The churches forming the Chesterfield circuit in 1832, were Society Hill, Mt. Zion, Sardis, Fork Creek, Smyrna, Taxahaw, Zion, Pleasant Hill, Court House, Shiloh, Bear Creek, Mt. Olivet and New Prospect. Members added to these churches during the year were 206 whites, 128 colored. The first Methodist church was built at Chesterfield in 1838 on a lot next door to Jimmie Craig’s home. His house was built in 1830. Mr. Craig sold his place for a Methodist parsonage in 1856, Simpson Jones was the pastor. The preachers lived in this parsonage until the present brick parsonage was erected, under the pastorate of J.L. Tyler.
When Sherman burned the Court House in 1865, the old Methodist Church was used for a Court House it serving for both preacher and County officials, until 1877 when a new church was built on the corner of Main and Depot streets. In 1905 this house was removed and the present brick church erected. The building committee was composed of the following: Rev. J.J. Stevenson, W.J. Hanna, D.M. Barentine, Dr. D.T. Teal, and J.W. Hurst. The church was opened for services in the spring of 1806. Dr. A.M. Chrietzberg, an old pastor of 1844, preached the opening sermon. W.P. Meadows was presiding Elder.
The Seventy-fifth Anniversary of Methodism was observed by the holding of the first quarterly conference, Mar. 17, 1907, this being the date of the first quarterly conference held in 1832. Dr. Ben Lucas was chairman of the committee of Arrangements. Dr. J.W. Kilgo, pastor in 1888 preached at 11 o’clock. W.P. Meadows, P.E. held quarterly meeting at 3 o’clock, J.J. Stevenson, P.C., Rev. R.A. Yongue pastor in 1891 preached at the evening services. The churches represented, with all the Stewards present, and one fourth of the salary paid were, Ebenezer, Friendship, St. Paul, Ruby, and Zoar. Thus, the fourth quarter of the first one-hundred years in the new church, was begun. The church was dedicated in 1908 by Bishop W.A. Wilson, P.F. Kilgo, P.E.
From sone old papers in hand, it seems that the Jefferson circuit was set off from the Chesterfield Circuit at the Conference in Spartanburg, Nov. 30, 1887. M.H. Major pastor in 1888. This same paper shows that B.D. Lucas served this work in 1889. He is our own, beloved, Dr. B.D. Lucas. For years he was a missionary in China, but now living in his home town.

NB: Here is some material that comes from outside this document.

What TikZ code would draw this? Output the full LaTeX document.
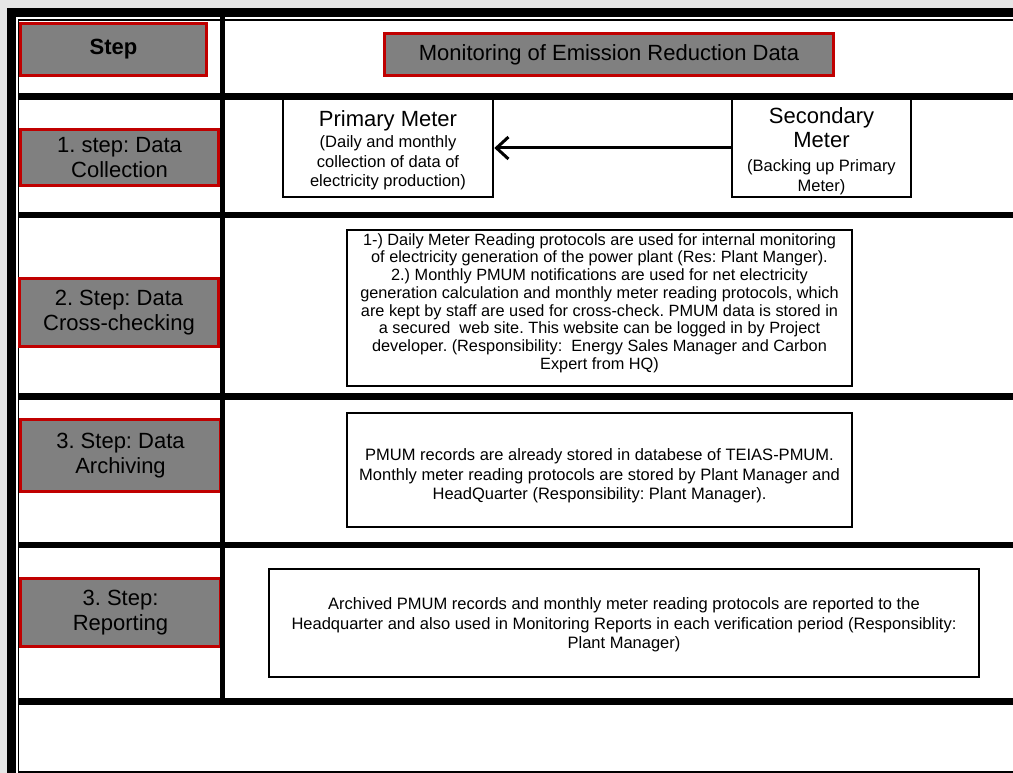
\documentclass[tikz,border=0pt]{standalone}
\usepackage{fontspec}
\setmainfont{Liberation Sans}
\usetikzlibrary{arrows.meta}
\definecolor{stepgray}{HTML}{808080}
\definecolor{stepred}{HTML}{C00000}
\definecolor{bggray}{HTML}{E6E6E6}
\frenchspacing
\begin{document}
\begin{tikzpicture}[x=1pt,y=-1pt,
  stepbox/.style={draw=stepred, fill=stepgray, line width=3pt, inner sep=0pt, align=center,
    font=\fontsize{22}{25}\selectfont},
  infobox/.style={draw=black, line width=2.5pt, fill=white, inner sep=0pt},
  infotext/.style={inner sep=0pt, align=center, font=\fontsize{16.5}{19.5}\selectfont},
  rowbar/.style={fill=black}]
\useasboundingbox (0,0) rectangle (1013,773);
% background and frame
\fill[bggray] (0,0) rectangle (1013,773);
\fill[white] (7,8) rectangle (1013,773);
\fill[black] (7,8) rectangle (1013,17);
\fill[black] (7,8) rectangle (16,773);
\draw[line width=1.5pt] (18.5,773) -- (18.5,20) -- (1013,20);
\draw[line width=1.5pt] (18,772) -- (1013,772);
% row bars
\fill[rowbar] (19,93) rectangle (1013,100);
\fill[rowbar] (19,212) rectangle (1013,218.5);
\fill[rowbar] (19,393) rectangle (1013,400);
\fill[rowbar] (19,541.5) rectangle (1013,548);
\fill[rowbar] (19,698) rectangle (1013,705);
% step boxes
\node[stepbox, minimum width=186pt, minimum height=52pt] (stephdr) at (113.5,49.5) {\textbf{Step}};
\node[stepbox, minimum width=198pt, minimum height=56pt] (s1) at (119.5,157.5) {1. step: Data\\Collection};
\node[stepbox, minimum width=199pt, minimum height=68pt] (s2) at (119,312.5) {2. Step: Data\\Cross-checking};
\node[stepbox, minimum width=200pt, minimum height=72pt] (s3) at (120.5,455.5) {3. Step: Data\\Archiving};
\node[stepbox, minimum width=200pt, minimum height=68pt] (s4) at (120.5,612.5) {3. Step:\\Reporting};
% column divider
\fill[black] (219.5,17) rectangle (225,705);
% header
\node[stepbox, minimum width=449pt, minimum height=42pt] (hdr) at (609,54.5) {Monitoring of Emission Reduction Data};
% meters
\node[infobox, minimum width=210pt, minimum height=98pt] (primary) at (388,148) {};
\node[infotext] (primarytext) at (388,150)
  {\fontsize{22}{24}\selectfont Primary Meter\\[2pt]
   (Daily and monthly\\collection of data of\\electricity production)};
\node[infobox, minimum width=179pt, minimum height=98pt] (secondary) at (821.5,148) {};
\node[infotext] (secondarytext) at (821.5,151)
  {\fontsize{22}{23}\selectfont Secondary\\[3pt]\fontsize{22}{23}\selectfont Meter\\[5pt]
   (Backing up Primary\\Meter)};
\draw[line width=3pt, -{Straight Barb[length=12pt,width=22pt,line width=3pt]}] (secondary.west) -- (primary.east);
% cross-check
\node[infobox, minimum width=505pt, minimum height=156pt] (cross) at (599.5,308) {};
\node[infotext, font=\fontsize{16.3}{17.7}\selectfont] (crosstext) at (599.5,303)
  {1-) Daily Meter Reading protocols are used for internal monitoring\\
   of electricity generation of the power plant (Res: Plant Manger).\\
   2.) Monthly PMUM notifications are used for net electricity\\
   generation calculation and monthly meter reading protocols, which\\
   are kept by staff are used for cross-check. PMUM data is stored in\\
   a secured\ \ web site. This website can be logged in by Project\\
   developer. (Responsibility:\ \ Energy Sales Manager and Carbon\\
   Expert from HQ)};
% archiving
\node[infobox, minimum width=505pt, minimum height=114pt] (archive) at (599.5,470) {};
\node[infotext] (archivetext) at (599.5,476)
  {PMUM records are already stored in databese of TEIAS-PMUM.\\
   Monthly meter reading protocols are stored by Plant Manager and\\
   HeadQuarter (Responsibility: Plant Manager).};
% reporting
\node[infobox, minimum width=710pt, minimum height=108pt] (report) at (624,623) {};
\node[infotext] (reporttext) at (624,625)
  {Archived PMUM records and monthly meter reading protocols are reported to the\\
   Headquarter and also used in Monitoring Reports in each verification period (Responsiblity:\\
   Plant Manager)};
\end{tikzpicture}
\end{document}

The East Chesterfield circuit was taken from the Chesterfield and Cheraw circuits at the conference held in Laurens in 1908, J.A. Cook, P.C. This left St. Paul, Shiloh and Zoar three of the original churches of thirteen, which is now Chesterfield circuit, F.M. Dukes, P.C. At this writing Gobe Smith is pastor.
List of preachers serving Chesterfield circuit from 1832 to 1932:
John M. Kelly, 1832 A.B. McGilvary, 1833 William Brockington, 1834 J.H. Wheeler, 1832
L. Rush, 1836 Campbell Smith, 1837 Kenneth Murcheson, 1838
Kenneth Murcheson and William E. Collier, 1839 William H. Holton, 1840 George Tally, 1841
J.W. Bradley, 1842 Able Hoyt, 1843 A.M. Chrietzberg, 1844 Johns Watts, 1845
M.A. McKibben, 1846 W.L. Pegues, 1847 M.A. McKibben, 1848 W.L. Pegues, 1849
A. Nettles, 1850 W.C. Clark, 1851 Simpson Jones, 1852 D.W. Seal, 1853-54
Daniel McDonald, 1855 Simpson Jones, 1856-57 C.J. Pennington, 1858-59 J.S. Nelson and J.S. Stoll, 1860; Louis Scarbon, 1861-62 Oliver Eady, 1863-64 J.E. Pennington, 1865-66 Oliver Eady, 1867-68
J.C. Harsell, 1869 J. Sandford, 1870 J.B. Platt, 1871-7 Abner Erwin, 1873-74
J.C. Russell, 1875 J.W. Murray, 1876-79 J.D. Rowell, 1880-83 J.W. McRoy, 1884
J.D. Frierson, 1885 W.H. Whitaker, 1886-87 J.W. Kilgo, 1888-89 J.L. Harley, 1890
R.A. Yongue, 1891-92 R.R. Dagnell, 1893-94 J.N. Isom, 1895-96 J.P. Attaway, 1897-98
A.F. Berry, 1899-1900 N.L. Wiggin, 1901-04 J.J. Stevenson, 1905-08 F.M. Duke, 1909
J.T. Fowler, 1910-11 L.L. Bedenbough, 1912-13 J.L. Tyler, 1914-17 J.B. Guess, 1918-20
L.E. Peeler, 1921-24 W.P. Way, 1925-29 Gobe Smith, 1930-32.
Credit is given to “The Annals of Methodism” for information contained in this article.